Exercise details:
Set the data down again, exactly as it reads, but without the pictures.

════════════════════

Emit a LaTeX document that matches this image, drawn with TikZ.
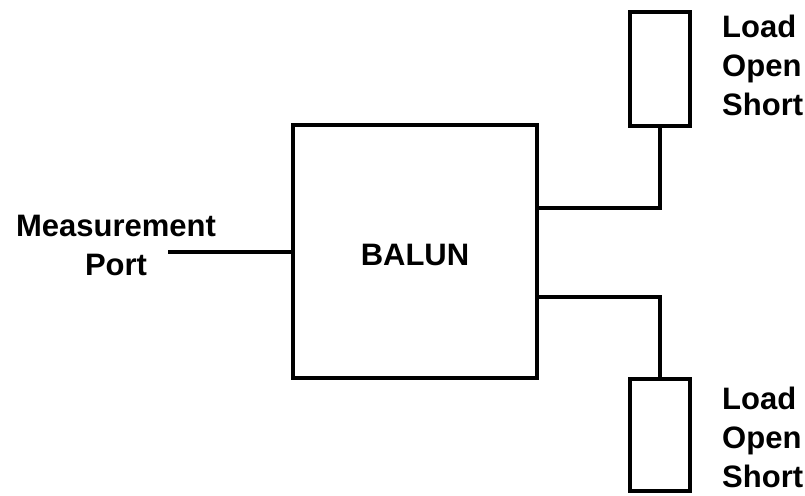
\documentclass[tikz,border=0pt]{standalone}
\usepackage{fontspec}
\setmainfont{Liberation Sans}
\begin{document}
\begin{tikzpicture}[x=1pt,y=-1pt,
  wire/.style={line width=4.5pt},
  blk/.style={draw,line width=4.5pt,fill=white},
  lbl/.style={font=\fontsize{31}{39}\selectfont\bfseries,inner sep=0pt}]
\useasboundingbox (0,0) rectangle (805,495);
% main balun block
\draw[blk] (293,125) rectangle (537,378);
\node[lbl,anchor=base] (balun) at (415,265) {BALUN};
% termination blocks
\draw[blk] (630,12) rectangle (690,126);
\draw[blk] (630,379) rectangle (690,491);
\coordinate (t1) at (660,126);
\coordinate (t2) at (660,379);
\coordinate (o1) at (537,208);
\coordinate (o2) at (537,297);
\coordinate (pin) at (293,252);
\coordinate (pfree) at (168,252);
% connections
\draw[wire] (o1) -| (t1);
\draw[wire] (o2) -| (t2);
\draw[wire] (pfree) -- (pin);
% labels (base anchor sits on the last line)
\node[lbl,align=center,anchor=base] (mp) at (116,275) {Measurement\\Port};
\node[lbl,align=left,anchor=base west] (ta) at (722,115) {Load\\Open\\Short};
\node[lbl,align=left,anchor=base west] (tb) at (722,487) {Load\\Open\\Short};
\end{tikzpicture}
\end{document}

════════════════════

Finished answer:
Emit a LaTeX document that matches this image, drawn with TikZ.
\documentclass[tikz,border=0pt]{standalone}
\usepackage{fontspec}
\setmainfont{Liberation Sans}
\begin{document}
\begin{tikzpicture}[x=1pt,y=-1pt,
  wire/.style={line width=4.5pt},
  blk/.style={draw,line width=4.5pt,fill=white},
  lbl/.style={font=\fontsize{31}{39}\selectfont\bfseries,inner sep=0pt}]
\useasboundingbox (0,0) rectangle (805,495);
% main balun block
\draw[blk] (293,125) rectangle (537,378);
\node[lbl,anchor=base] (balun) at (415,265) {BALUN};
% termination blocks
\draw[blk] (630,12) rectangle (690,126);
\draw[blk] (630,379) rectangle (690,491);
\coordinate (t1) at (660,126);
\coordinate (t2) at (660,379);
\coordinate (o1) at (537,208);
\coordinate (o2) at (537,297);
\coordinate (pin) at (293,252);
\coordinate (pfree) at (168,252);
% connections
\draw[wire] (o1) -| (t1);
\draw[wire] (o2) -| (t2);
\draw[wire] (pfree) -- (pin);
% labels (base anchor sits on the last line)
\node[lbl,align=center,anchor=base] (mp) at (116,275) {Measurement\\Port};
\node[lbl,align=left,anchor=base west] (ta) at (722,115) {Load\\Open\\Short};
\node[lbl,align=left,anchor=base west] (tb) at (722,487) {Load\\Open\\Short};
\end{tikzpicture}
\end{document}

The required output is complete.